§ GOAL
Can you write out all of the material below, word for word?

§ INFORMATION PROVIDED

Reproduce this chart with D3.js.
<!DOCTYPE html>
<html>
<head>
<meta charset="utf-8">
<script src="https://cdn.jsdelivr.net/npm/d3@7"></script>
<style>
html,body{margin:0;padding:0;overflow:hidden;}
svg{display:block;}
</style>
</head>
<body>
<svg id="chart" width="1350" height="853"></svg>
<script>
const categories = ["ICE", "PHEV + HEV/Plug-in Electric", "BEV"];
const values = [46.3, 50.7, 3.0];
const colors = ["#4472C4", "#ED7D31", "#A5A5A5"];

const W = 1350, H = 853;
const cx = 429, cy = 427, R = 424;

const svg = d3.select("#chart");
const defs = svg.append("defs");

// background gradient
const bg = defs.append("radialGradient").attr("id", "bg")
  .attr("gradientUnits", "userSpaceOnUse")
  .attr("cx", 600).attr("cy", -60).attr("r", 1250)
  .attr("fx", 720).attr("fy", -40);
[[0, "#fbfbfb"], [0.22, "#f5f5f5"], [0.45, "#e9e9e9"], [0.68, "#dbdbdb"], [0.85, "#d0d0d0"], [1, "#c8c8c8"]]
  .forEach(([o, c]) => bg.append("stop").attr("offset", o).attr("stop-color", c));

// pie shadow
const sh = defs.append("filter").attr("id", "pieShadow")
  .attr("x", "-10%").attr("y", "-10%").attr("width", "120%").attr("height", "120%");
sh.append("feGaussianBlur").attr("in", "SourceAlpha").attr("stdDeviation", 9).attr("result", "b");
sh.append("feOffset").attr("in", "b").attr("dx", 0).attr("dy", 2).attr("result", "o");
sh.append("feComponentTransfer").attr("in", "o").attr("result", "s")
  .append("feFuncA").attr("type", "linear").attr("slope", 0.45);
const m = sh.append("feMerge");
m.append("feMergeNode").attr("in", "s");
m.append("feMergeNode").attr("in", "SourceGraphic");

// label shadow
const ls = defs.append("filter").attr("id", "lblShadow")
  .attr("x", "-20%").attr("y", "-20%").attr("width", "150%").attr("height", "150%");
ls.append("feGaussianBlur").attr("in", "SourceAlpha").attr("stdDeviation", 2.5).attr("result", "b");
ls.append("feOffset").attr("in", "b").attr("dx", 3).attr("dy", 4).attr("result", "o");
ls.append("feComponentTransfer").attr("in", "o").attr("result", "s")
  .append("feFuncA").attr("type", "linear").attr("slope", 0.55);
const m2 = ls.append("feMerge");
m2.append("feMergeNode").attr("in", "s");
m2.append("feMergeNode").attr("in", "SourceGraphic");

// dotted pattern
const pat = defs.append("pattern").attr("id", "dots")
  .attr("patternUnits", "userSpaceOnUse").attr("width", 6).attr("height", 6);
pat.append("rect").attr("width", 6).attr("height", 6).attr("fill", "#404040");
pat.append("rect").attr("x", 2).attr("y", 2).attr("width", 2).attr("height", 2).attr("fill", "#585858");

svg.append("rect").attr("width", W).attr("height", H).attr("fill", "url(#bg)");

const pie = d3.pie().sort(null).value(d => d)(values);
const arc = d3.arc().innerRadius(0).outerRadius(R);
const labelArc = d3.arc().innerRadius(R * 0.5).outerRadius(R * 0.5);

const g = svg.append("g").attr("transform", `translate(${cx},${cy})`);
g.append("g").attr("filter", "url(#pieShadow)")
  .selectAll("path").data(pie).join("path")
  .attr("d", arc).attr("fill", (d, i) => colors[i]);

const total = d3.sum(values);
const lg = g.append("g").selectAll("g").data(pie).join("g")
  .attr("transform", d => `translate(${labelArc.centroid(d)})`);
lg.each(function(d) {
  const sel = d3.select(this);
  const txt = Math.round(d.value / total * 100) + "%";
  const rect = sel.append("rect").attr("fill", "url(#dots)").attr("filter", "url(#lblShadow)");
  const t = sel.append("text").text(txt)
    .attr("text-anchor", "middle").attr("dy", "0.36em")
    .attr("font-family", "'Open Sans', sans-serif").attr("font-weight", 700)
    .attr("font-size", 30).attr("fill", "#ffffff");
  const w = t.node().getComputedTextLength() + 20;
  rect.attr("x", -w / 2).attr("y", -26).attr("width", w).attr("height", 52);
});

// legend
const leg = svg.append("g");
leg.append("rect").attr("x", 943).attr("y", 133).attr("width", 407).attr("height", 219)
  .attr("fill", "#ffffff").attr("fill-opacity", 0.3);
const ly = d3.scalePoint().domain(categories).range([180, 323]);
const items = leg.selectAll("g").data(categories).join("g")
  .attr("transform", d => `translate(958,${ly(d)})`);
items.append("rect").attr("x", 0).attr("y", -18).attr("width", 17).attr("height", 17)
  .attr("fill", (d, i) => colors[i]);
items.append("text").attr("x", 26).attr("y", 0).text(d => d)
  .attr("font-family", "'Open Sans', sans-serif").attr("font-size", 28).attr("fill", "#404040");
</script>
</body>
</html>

§ THE ANSWER
Reproduce this chart with D3.js.
<!DOCTYPE html>
<html>
<head>
<meta charset="utf-8">
<script src="https://cdn.jsdelivr.net/npm/d3@7"></script>
<style>
html,body{margin:0;padding:0;overflow:hidden;}
svg{display:block;}
</style>
</head>
<body>
<svg id="chart" width="1350" height="853"></svg>
<script>
const categories = ["ICE", "PHEV + HEV/Plug-in Electric", "BEV"];
const values = [46.3, 50.7, 3.0];
const colors = ["#4472C4", "#ED7D31", "#A5A5A5"];

const W = 1350, H = 853;
const cx = 429, cy = 427, R = 424;

const svg = d3.select("#chart");
const defs = svg.append("defs");

// background gradient
const bg = defs.append("radialGradient").attr("id", "bg")
  .attr("gradientUnits", "userSpaceOnUse")
  .attr("cx", 600).attr("cy", -60).attr("r", 1250)
  .attr("fx", 720).attr("fy", -40);
[[0, "#fbfbfb"], [0.22, "#f5f5f5"], [0.45, "#e9e9e9"], [0.68, "#dbdbdb"], [0.85, "#d0d0d0"], [1, "#c8c8c8"]]
  .forEach(([o, c]) => bg.append("stop").attr("offset", o).attr("stop-color", c));

// pie shadow
const sh = defs.append("filter").attr("id", "pieShadow")
  .attr("x", "-10%").attr("y", "-10%").attr("width", "120%").attr("height", "120%");
sh.append("feGaussianBlur").attr("in", "SourceAlpha").attr("stdDeviation", 9).attr("result", "b");
sh.append("feOffset").attr("in", "b").attr("dx", 0).attr("dy", 2).attr("result", "o");
sh.append("feComponentTransfer").attr("in", "o").attr("result", "s")
  .append("feFuncA").attr("type", "linear").attr("slope", 0.45);
const m = sh.append("feMerge");
m.append("feMergeNode").attr("in", "s");
m.append("feMergeNode").attr("in", "SourceGraphic");

// label shadow
const ls = defs.append("filter").attr("id", "lblShadow")
  .attr("x", "-20%").attr("y", "-20%").attr("width", "150%").attr("height", "150%");
ls.append("feGaussianBlur").attr("in", "SourceAlpha").attr("stdDeviation", 2.5).attr("result", "b");
ls.append("feOffset").attr("in", "b").attr("dx", 3).attr("dy", 4).attr("result", "o");
ls.append("feComponentTransfer").attr("in", "o").attr("result", "s")
  .append("feFuncA").attr("type", "linear").attr("slope", 0.55);
const m2 = ls.append("feMerge");
m2.append("feMergeNode").attr("in", "s");
m2.append("feMergeNode").attr("in", "SourceGraphic");

// dotted pattern
const pat = defs.append("pattern").attr("id", "dots")
  .attr("patternUnits", "userSpaceOnUse").attr("width", 6).attr("height", 6);
pat.append("rect").attr("width", 6).attr("height", 6).attr("fill", "#404040");
pat.append("rect").attr("x", 2).attr("y", 2).attr("width", 2).attr("height", 2).attr("fill", "#585858");

svg.append("rect").attr("width", W).attr("height", H).attr("fill", "url(#bg)");

const pie = d3.pie().sort(null).value(d => d)(values);
const arc = d3.arc().innerRadius(0).outerRadius(R);
const labelArc = d3.arc().innerRadius(R * 0.5).outerRadius(R * 0.5);

const g = svg.append("g").attr("transform", `translate(${cx},${cy})`);
g.append("g").attr("filter", "url(#pieShadow)")
  .selectAll("path").data(pie).join("path")
  .attr("d", arc).attr("fill", (d, i) => colors[i]);

const total = d3.sum(values);
const lg = g.append("g").selectAll("g").data(pie).join("g")
  .attr("transform", d => `translate(${labelArc.centroid(d)})`);
lg.each(function(d) {
  const sel = d3.select(this);
  const txt = Math.round(d.value / total * 100) + "%";
  const rect = sel.append("rect").attr("fill", "url(#dots)").attr("filter", "url(#lblShadow)");
  const t = sel.append("text").text(txt)
    .attr("text-anchor", "middle").attr("dy", "0.36em")
    .attr("font-family", "'Open Sans', sans-serif").attr("font-weight", 700)
    .attr("font-size", 30).attr("fill", "#ffffff");
  const w = t.node().getComputedTextLength() + 20;
  rect.attr("x", -w / 2).attr("y", -26).attr("width", w).attr("height", 52);
});

// legend
const leg = svg.append("g");
leg.append("rect").attr("x", 943).attr("y", 133).attr("width", 407).attr("height", 219)
  .attr("fill", "#ffffff").attr("fill-opacity", 0.3);
const ly = d3.scalePoint().domain(categories).range([180, 323]);
const items = leg.selectAll("g").data(categories).join("g")
  .attr("transform", d => `translate(958,${ly(d)})`);
items.append("rect").attr("x", 0).attr("y", -18).attr("width", 17).attr("height", 17)
  .attr("fill", (d, i) => colors[i]);
items.append("text").attr("x", 26).attr("y", 0).text(d => d)
  .attr("font-family", "'Open Sans', sans-serif").attr("font-size", 28).attr("fill", "#404040");
</script>
</body>
</html>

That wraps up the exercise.